┌────────

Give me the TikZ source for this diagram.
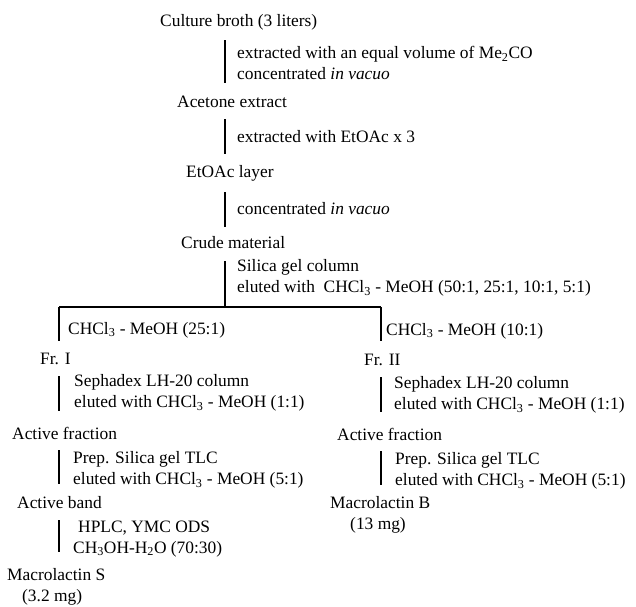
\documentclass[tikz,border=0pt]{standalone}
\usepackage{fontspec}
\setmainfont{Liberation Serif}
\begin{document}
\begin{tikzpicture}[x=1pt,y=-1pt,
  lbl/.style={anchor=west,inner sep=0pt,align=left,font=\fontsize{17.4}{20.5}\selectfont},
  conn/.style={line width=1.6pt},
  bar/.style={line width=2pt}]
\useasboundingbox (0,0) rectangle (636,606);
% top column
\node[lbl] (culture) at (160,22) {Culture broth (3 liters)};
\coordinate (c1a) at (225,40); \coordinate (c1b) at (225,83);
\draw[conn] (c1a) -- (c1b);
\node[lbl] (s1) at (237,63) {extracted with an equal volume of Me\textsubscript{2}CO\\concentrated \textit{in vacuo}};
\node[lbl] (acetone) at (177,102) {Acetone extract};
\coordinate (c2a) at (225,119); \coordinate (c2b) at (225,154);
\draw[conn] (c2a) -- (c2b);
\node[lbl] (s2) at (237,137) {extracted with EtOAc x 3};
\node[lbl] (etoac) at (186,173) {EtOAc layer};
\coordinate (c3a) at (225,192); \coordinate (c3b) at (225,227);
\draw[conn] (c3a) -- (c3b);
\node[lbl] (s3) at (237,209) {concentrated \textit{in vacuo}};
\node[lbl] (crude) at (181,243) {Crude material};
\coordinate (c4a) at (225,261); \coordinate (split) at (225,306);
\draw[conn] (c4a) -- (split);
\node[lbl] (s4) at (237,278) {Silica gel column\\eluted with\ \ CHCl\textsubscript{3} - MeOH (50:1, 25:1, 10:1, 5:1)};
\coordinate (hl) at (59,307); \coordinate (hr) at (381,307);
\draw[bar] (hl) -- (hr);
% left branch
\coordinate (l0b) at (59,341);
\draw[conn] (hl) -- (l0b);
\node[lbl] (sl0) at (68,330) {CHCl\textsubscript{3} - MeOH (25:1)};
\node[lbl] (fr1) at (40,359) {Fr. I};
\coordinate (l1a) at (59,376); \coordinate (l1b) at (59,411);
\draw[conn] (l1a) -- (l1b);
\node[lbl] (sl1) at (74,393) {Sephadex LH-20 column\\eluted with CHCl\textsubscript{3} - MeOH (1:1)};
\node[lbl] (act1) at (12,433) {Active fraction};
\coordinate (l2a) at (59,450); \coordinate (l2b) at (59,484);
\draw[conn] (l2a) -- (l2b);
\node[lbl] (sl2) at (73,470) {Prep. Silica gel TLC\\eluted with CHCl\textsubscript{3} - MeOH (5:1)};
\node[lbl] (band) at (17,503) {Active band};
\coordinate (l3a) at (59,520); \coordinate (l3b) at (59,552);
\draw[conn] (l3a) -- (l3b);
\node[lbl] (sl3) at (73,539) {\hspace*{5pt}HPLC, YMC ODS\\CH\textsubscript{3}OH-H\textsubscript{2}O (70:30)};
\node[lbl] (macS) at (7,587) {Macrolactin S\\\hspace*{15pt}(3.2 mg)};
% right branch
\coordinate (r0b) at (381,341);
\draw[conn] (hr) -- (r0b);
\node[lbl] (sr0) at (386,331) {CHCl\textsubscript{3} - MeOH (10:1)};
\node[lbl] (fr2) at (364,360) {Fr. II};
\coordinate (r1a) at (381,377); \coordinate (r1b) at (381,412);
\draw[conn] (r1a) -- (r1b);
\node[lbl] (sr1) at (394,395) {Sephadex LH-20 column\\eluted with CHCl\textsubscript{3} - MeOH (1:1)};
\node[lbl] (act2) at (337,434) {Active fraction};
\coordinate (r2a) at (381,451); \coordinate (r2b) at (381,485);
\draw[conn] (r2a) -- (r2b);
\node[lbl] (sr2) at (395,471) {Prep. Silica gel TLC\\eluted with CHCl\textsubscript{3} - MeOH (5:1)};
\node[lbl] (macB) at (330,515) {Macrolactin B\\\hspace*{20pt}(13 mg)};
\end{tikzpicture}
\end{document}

└────────

### Aim
Keep the pictures out of the copy and return the rest of the data above exactly.

### Reply
Give me the TikZ source for this diagram.
\documentclass[tikz,border=0pt]{standalone}
\usepackage{fontspec}
\setmainfont{Liberation Serif}
\begin{document}
\begin{tikzpicture}[x=1pt,y=-1pt,
  lbl/.style={anchor=west,inner sep=0pt,align=left,font=\fontsize{17.4}{20.5}\selectfont},
  conn/.style={line width=1.6pt},
  bar/.style={line width=2pt}]
\useasboundingbox (0,0) rectangle (636,606);
% top column
\node[lbl] (culture) at (160,22) {Culture broth (3 liters)};
\coordinate (c1a) at (225,40); \coordinate (c1b) at (225,83);
\draw[conn] (c1a) -- (c1b);
\node[lbl] (s1) at (237,63) {extracted with an equal volume of Me\textsubscript{2}CO\\concentrated \textit{in vacuo}};
\node[lbl] (acetone) at (177,102) {Acetone extract};
\coordinate (c2a) at (225,119); \coordinate (c2b) at (225,154);
\draw[conn] (c2a) -- (c2b);
\node[lbl] (s2) at (237,137) {extracted with EtOAc x 3};
\node[lbl] (etoac) at (186,173) {EtOAc layer};
\coordinate (c3a) at (225,192); \coordinate (c3b) at (225,227);
\draw[conn] (c3a) -- (c3b);
\node[lbl] (s3) at (237,209) {concentrated \textit{in vacuo}};
\node[lbl] (crude) at (181,243) {Crude material};
\coordinate (c4a) at (225,261); \coordinate (split) at (225,306);
\draw[conn] (c4a) -- (split);
\node[lbl] (s4) at (237,278) {Silica gel column\\eluted with\ \ CHCl\textsubscript{3} - MeOH (50:1, 25:1, 10:1, 5:1)};
\coordinate (hl) at (59,307); \coordinate (hr) at (381,307);
\draw[bar] (hl) -- (hr);
% left branch
\coordinate (l0b) at (59,341);
\draw[conn] (hl) -- (l0b);
\node[lbl] (sl0) at (68,330) {CHCl\textsubscript{3} - MeOH (25:1)};
\node[lbl] (fr1) at (40,359) {Fr. I};
\coordinate (l1a) at (59,376); \coordinate (l1b) at (59,411);
\draw[conn] (l1a) -- (l1b);
\node[lbl] (sl1) at (74,393) {Sephadex LH-20 column\\eluted with CHCl\textsubscript{3} - MeOH (1:1)};
\node[lbl] (act1) at (12,433) {Active fraction};
\coordinate (l2a) at (59,450); \coordinate (l2b) at (59,484);
\draw[conn] (l2a) -- (l2b);
\node[lbl] (sl2) at (73,470) {Prep. Silica gel TLC\\eluted with CHCl\textsubscript{3} - MeOH (5:1)};
\node[lbl] (band) at (17,503) {Active band};
\coordinate (l3a) at (59,520); \coordinate (l3b) at (59,552);
\draw[conn] (l3a) -- (l3b);
\node[lbl] (sl3) at (73,539) {\hspace*{5pt}HPLC, YMC ODS\\CH\textsubscript{3}OH-H\textsubscript{2}O (70:30)};
\node[lbl] (macS) at (7,587) {Macrolactin S\\\hspace*{15pt}(3.2 mg)};
% right branch
\coordinate (r0b) at (381,341);
\draw[conn] (hr) -- (r0b);
\node[lbl] (sr0) at (386,331) {CHCl\textsubscript{3} - MeOH (10:1)};
\node[lbl] (fr2) at (364,360) {Fr. II};
\coordinate (r1a) at (381,377); \coordinate (r1b) at (381,412);
\draw[conn] (r1a) -- (r1b);
\node[lbl] (sr1) at (394,395) {Sephadex LH-20 column\\eluted with CHCl\textsubscript{3} - MeOH (1:1)};
\node[lbl] (act2) at (337,434) {Active fraction};
\coordinate (r2a) at (381,451); \coordinate (r2b) at (381,485);
\draw[conn] (r2a) -- (r2b);
\node[lbl] (sr2) at (395,471) {Prep. Silica gel TLC\\eluted with CHCl\textsubscript{3} - MeOH (5:1)};
\node[lbl] (macB) at (330,515) {Macrolactin B\\\hspace*{20pt}(13 mg)};
\end{tikzpicture}
\end{document}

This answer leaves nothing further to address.